Mohon tunggu...
Abdurrazzaq Zanky
Abdurrazzaq Zanky Mohon Tunggu... petani.

Senang membaca segala jenis buku, nulis diary, mengamati lingkungan alam dan sosial, menertawakan diri sendiri.

Selanjutnya

Tutup

Roman Pilihan

Romantika Hujan

25 November 2024   20:10 Diperbarui: 25 November 2024   20:37 65
+
Laporkan Konten
Laporkan Akun
Kompasiana adalah platform blog. Konten ini menjadi tanggung jawab bloger dan tidak mewakili pandangan redaksi Kompas.
Lihat foto
https://pxhere.com/id/photo/1054228

Romantika Hujan

Musim hujan selalu membawa romantika tersendiri bagi

kami sekeluarga. Ketika angin bertiup kencang dan kilat

bersahutan, otomatis segala jenis alat elektronit dilarang

digunakan. Hp, televisi, dan laptop segera dimatikan.

Yang tinggal hanya hembusan angin pada dinding, suara

keriat-keriut atap seng, dan cambukan halilintar yang

sebentar-sebentar membelah angkasa. Membias lewat

kaca jendela.

Kadang kami duduk berbaris di depan jendela kaca.

Berkemul sarung sambil makan camilan rumah yang

baru turun dari wajan penggorengan. Alangkah nikmat.

Di luar sana daun-daun berhamburan, dahan-dahan

membengkok seperti digayuti tangan-tangan gaib yang

tak kelihatan. Kadang terdengar celoteh sang ibu pada

abang dan adek:"Untung sekali kita punya rumah.

Untungnya atap kita tidak bocor. Coba bayangkan

orang-orang yang tinggal di kolong jembatan, yang

rumahnya terbuat dari kardus, orang gila dan gelandangan

yang berteduh di bawah pohon dan emper toko..."

dan seterusnya.

Akan halnya saya, justru teringat pada seorang teman masa

kecil yang baru saja saya tengok. Kabarnya dia akan segera

melakukan cuci darah. Pertemuan itu cukup mengharukan.

Dia yang tidak punya lagi tempat untuk kembali ke kampung

halaman, terpaksa nebeng pada sebuah sarang walet milik

seorang juragan.

Dia berujar pada saya dengan mata berkaca-kaca: "Kalau

nanti aku pulang, aku mau kita mancing belut seperti dulu.
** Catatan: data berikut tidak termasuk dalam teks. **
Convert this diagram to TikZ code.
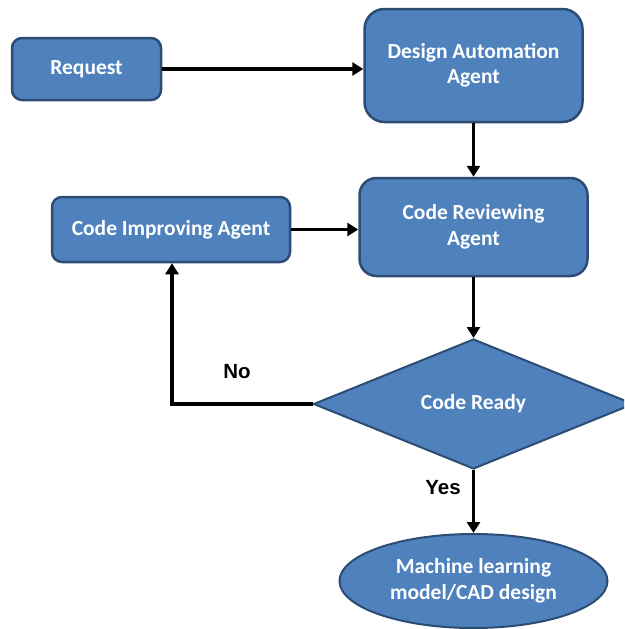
\documentclass[tikz,border=0pt]{standalone}
\usepackage{fontspec}
\setmainfont{Carlito}
\newfontfamily\lblfont{Liberation Sans}
\usetikzlibrary{shapes.geometric,arrows.meta}
\definecolor{boxfill}{HTML}{4F81BD}
\definecolor{boxline}{HTML}{2C4C74}
\begin{document}
\begin{tikzpicture}[x=1pt,y=-1pt,
  box/.style={draw=boxline,fill=boxfill,line width=2.5pt,text=white,align=center,
    font=\fontsize{21.5}{25.5}\selectfont\bfseries,inner sep=0pt},
  conn/.style={line width=3.6pt,-{Triangle[length=11pt,width=13pt]}},
  lbl/.style={font=\lblfont\fontsize{20.5}{24}\selectfont\bfseries}]
\useasboundingbox (0,0) rectangle (624,629);
\clip (0,0) rectangle (624,629);
\node[box,rounded corners=10pt,minimum width=149pt,minimum height=62pt] (req) at (86.5,69) {Request};
\node[box,rounded corners=20pt,minimum width=218pt,minimum height=113pt] (daa) at (473.5,65.5) {Design Automation\\Agent};
\node[box,rounded corners=17pt,minimum width=228pt,minimum height=98pt] (cra) at (473.5,227) {Code Reviewing\\Agent};
\node[box,rounded corners=10pt,minimum width=238pt,minimum height=65pt] (cia) at (171,229.5) {Code Improving Agent};
\node[box,diamond,line width=2pt,minimum width=320pt,minimum height=130pt] (rdy) at (473.5,404) {Code Ready};
\node[box,ellipse,line width=2pt,minimum width=268pt,minimum height=94pt] (ml) at (473.5,581) {Machine learning\\model/CAD design};
\coordinate (corner) at (172,404);
\draw[conn] (req.east) -- (daa.west |- req.east);
\draw[conn] (daa.south) -- (cra.north);
\draw[conn] (cia.east) -- (cra.west |- cia.east);
\draw[conn] (cra.south) -- (rdy.north);
\draw[conn] (rdy.west) -- (corner) -- (corner |- cia.south);
\draw[conn] (rdy.south) -- (ml.north);
\node[lbl] (no) at (237,372) {No};
\node[lbl] (yes) at (443,488) {Yes};
\end{tikzpicture}
\end{document}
Kamu masih ingat kejadian itu?"

Tentu saja saya ingat. Waktu itu belum ada pestisida digunakan

untuk mengolah lahan persawahan. Ikan dan belut masih ramai

berkeliaran dan membuat lobang. Di awal musim hujan, ketika

ceruk-ceruk kecil di sawah tergenang, belut-belut akan bertelur

dan membuat lobang. Hampir setiap depa ada saja lobang baru

dengan penghuni baru pula.

Hari itu kami terlalu asyik menjelajah hingga terpisah dari

rombongan. Menjelang sore, cuaca segera mendung seperti

biasa, lalu hujan turun dengan lebatnya. Padang luas itu jadi

memutih seketika. Sadarlah kami bahwa rombongan telah

pulang sebelum hujan. Kami tertinggal bertiga di tengah

keluasan savana.

Lalu kilat dan petir sabung-menyabung di angkasa. Memekkan

telinga dan membutakan pandangan. Kami sadar akan adanya

bahaya yang suatu kali akan menimpa. Alam tak bisa dilawan.

Tapi kami hanya bisa bergerak pelan. Kami harus menggotong

masing-masing setengah karung belut yang beratnya tiba-tiba

menyerupai batu cadas. Begitulah. Kami mencoba saling menunjang

dan merapatkan diri agar tidak terlalu kedinginan. Rasanya

benar-benar seperti keong.

Ada satu jam lebih sebelum akhirnya kami sampai ke jalan

setapak menuju perkampungan pertama. Cuaca cepat menggelap

dan kami berada persis di depan pulau kecil yang angker.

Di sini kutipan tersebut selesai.